PARIS--Accor SA Wednesday said the group's turnaround efforts bore their first fruits in 2014 as the French hotels group reported a jump in full-year profit.

Accor said net profit rose 77% to EUR223 million from EUR126 million, helped by better operating profits.

Earnings before interest and taxes rose 15% to EUR602 million from EUR521 million, boosted by a cost-savings plan and the restructuring of the company's HotelInvest unit. Accor last month reported a slight rise in sales driven by a rebound in Europe in the fourth quarter that prompted the company to raise its full-year profit goal.

The owner of the Ibis and Sofitel chains is two-thirds into a three-year turnaround plan led by Chief Executive Sebastien Bazin that aims to revive growth. Mr. Bazin at the end of 2013 started off the transformation by splitting the hotels group into two business poles: one that runs the group's 14 hotel brands another one that manages the company's real-estate portfolio.

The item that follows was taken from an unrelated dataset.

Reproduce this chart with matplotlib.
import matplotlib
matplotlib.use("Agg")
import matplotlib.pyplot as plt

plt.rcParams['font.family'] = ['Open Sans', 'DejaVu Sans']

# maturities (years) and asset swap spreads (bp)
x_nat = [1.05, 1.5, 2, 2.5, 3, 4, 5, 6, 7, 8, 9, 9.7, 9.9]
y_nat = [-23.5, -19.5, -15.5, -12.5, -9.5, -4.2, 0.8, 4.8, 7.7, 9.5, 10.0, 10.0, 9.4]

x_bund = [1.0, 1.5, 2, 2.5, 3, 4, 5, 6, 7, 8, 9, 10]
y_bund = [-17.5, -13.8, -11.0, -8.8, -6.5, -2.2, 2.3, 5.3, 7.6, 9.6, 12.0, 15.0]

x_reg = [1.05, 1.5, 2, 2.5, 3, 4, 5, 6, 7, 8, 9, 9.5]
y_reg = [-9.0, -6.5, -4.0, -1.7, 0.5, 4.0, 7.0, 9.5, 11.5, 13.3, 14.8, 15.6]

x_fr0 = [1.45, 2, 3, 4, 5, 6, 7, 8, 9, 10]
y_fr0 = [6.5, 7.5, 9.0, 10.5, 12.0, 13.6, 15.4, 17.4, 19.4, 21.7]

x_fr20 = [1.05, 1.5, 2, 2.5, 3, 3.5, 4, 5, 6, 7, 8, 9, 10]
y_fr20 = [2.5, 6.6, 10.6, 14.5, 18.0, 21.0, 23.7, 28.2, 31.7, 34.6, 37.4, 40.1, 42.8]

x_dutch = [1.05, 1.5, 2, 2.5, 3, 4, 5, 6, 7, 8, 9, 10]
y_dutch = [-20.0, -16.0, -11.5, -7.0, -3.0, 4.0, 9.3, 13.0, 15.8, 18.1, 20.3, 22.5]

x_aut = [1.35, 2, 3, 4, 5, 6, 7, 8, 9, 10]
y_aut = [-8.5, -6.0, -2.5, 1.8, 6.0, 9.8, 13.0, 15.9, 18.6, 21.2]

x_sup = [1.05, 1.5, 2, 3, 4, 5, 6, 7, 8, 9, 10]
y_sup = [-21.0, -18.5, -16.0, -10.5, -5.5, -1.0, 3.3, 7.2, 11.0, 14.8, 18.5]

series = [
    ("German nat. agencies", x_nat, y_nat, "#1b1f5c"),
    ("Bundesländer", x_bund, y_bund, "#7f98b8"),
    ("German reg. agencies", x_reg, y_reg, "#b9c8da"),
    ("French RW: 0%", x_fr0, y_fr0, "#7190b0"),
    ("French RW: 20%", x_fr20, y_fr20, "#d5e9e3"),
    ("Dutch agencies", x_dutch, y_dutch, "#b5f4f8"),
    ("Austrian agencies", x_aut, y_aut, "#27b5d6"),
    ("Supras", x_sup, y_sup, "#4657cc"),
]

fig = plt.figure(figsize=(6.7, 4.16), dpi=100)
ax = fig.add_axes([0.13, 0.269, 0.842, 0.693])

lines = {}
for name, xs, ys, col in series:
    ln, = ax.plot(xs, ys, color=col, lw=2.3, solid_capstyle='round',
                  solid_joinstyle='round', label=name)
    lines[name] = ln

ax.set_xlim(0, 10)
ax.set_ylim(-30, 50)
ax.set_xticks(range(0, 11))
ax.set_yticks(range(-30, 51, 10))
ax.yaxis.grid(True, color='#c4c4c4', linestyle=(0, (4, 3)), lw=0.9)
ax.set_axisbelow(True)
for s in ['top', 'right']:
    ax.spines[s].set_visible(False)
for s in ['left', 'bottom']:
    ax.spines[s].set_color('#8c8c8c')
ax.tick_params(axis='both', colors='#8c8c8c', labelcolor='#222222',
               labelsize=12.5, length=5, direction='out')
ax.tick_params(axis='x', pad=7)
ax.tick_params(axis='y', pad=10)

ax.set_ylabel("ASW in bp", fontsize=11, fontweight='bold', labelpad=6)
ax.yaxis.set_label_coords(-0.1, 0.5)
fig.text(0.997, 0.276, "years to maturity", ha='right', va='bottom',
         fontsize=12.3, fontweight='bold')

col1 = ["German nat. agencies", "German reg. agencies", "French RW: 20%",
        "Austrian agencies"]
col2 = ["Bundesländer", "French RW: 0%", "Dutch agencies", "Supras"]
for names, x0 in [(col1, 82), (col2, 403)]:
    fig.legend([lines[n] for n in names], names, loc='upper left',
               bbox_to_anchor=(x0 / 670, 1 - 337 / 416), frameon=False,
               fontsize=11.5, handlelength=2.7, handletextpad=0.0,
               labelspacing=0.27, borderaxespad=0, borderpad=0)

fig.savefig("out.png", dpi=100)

Over the past year, the hotels group started buying back hotels that were previously under lease or management contracts, investing a total of EUR1 billion in its property portfolio and stroke partnerships to boost its brands in regions such as China and Central Europe.

"2014 was a rich year, the foundations are in place," Mr. Bazin said on a conference call.

Accor declined to provide any specific financial goals for the year but said it aims to accelerate its transformation in 2015.